In Senj, a small city on the Adriatic coast of western Croatia, locals are used to the sight of heavy-duty vehicles transporting supersized machines. In the Velebit Mountains a few kilometers away, Chinese and Croatian workers are constructing the country’s largest wind farm.
In November 2017, China’s Norinco International signed an agreement with Croatia’s Energija Projekt — a company specially set up to run the 156 Megawatt (MW) Senj Wind Farm — on the purchase of a 76-percent stake in the project and obtained the right to construct and operate it for 25 years.
The project, which includes 39 wind turbines (four MW each) and supporting facilities, is expected to be completed in April 2021.
The wind farm is located in a dense mountain forest near Senj. A very strong cold wind unique to the Adriatic Sea, known as “bora” by the locals, is frequent here. In winter, wind speeds can reach up to 200 kilometers per hour. It is no easy task to transport the giant equipment to the construction site at a height of 1,100 meters and complete the installation in adverse weather.
Norinco uses high-capacity offshore wind power technologies and extremely tall (100-meter) towers at the Senj site to harness the high winds. The towers have a diameter of 4.62 meters at their base. Each nacelle weighs 145 tons. A single blade is 67 meters long and weighs over 20 tons.
The wind farm covers an area of approximately 65 square kilometers. Preparing for the construction has been an exceptionally complex task, Norinco’s installation manager Ding Decai told Xinhua. Sixty kilometres of roads had to be built on the hillsides to enable the movement of heavy vehicles.
According to Ding, assembling a wind turbine requires a 500-ton truck crane and a 650-ton crawler crane, as well as four auxiliary cranes that cooperate with the bigger cranes. The crawler crane has a 120-meter boom and a 1,000-ton counterweight. The complete machinery cannot be driven to the construction site: it is disassembled and transported by 40 trucks to the designated location for reassembly.
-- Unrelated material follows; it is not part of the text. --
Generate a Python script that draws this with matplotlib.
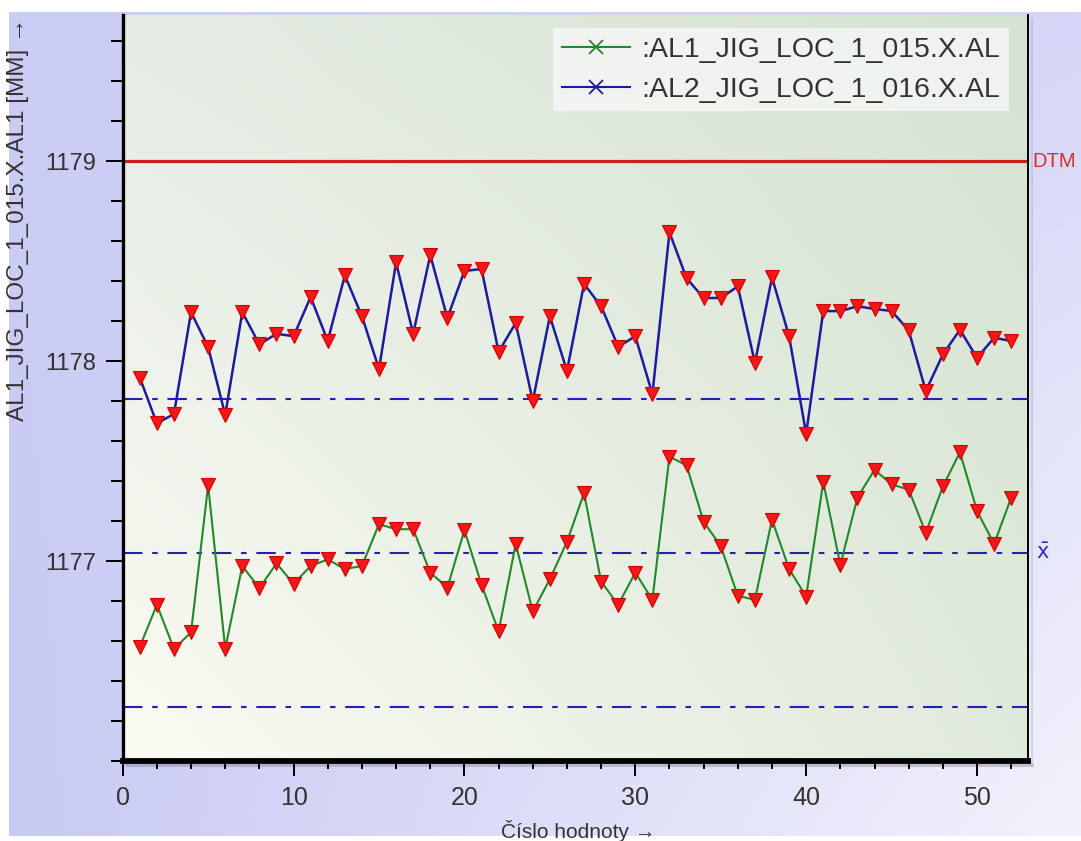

At the Senj wind farm, the blades can only be connected to the hub in mid-air using cranes. “It’s just like using huge machinery to thread the needle at 100 meters above the ground,” Ding explained.
The COVID-19 outbreak at the beginning of this year inevitably affected the manufacturing and shipment of the equipment, Liu Zhen, general manager of Norinco’s Zagreb branch, told Xinhua. The arrival of the first shipment of equipment at the port of Zadar in early April coincided with the peak of the outbreak in Croatia. The shipment was therefore stranded in the port for three months.
Leo Jerkic, chief supervision engineer from Megajoule, a wind and solar consultancy and engineering company, said that despite the obstacles encountered during the development phase, now “everything is more or less settled and we are progressing very well on the construction itself.”
The 80-odd Chinese and over 100 Croatian workers have already completed 50 percent of the contract value. They are expected to complete civil constructions by the end of this year and get the first 13 turbines connected to the grid.
“We are very satisfied to be in such a good relationship with our Chinese colleagues. We believe this is just the first step and many more projects will follow here in Croatia and even in wider Europe,” said Jerkic.
Shan Jun, deputy general manager of Norinco, said that his company is confident and capable of completing the project. “We want to set a good example for China-Croatia cooperation in energy and trade,” he said.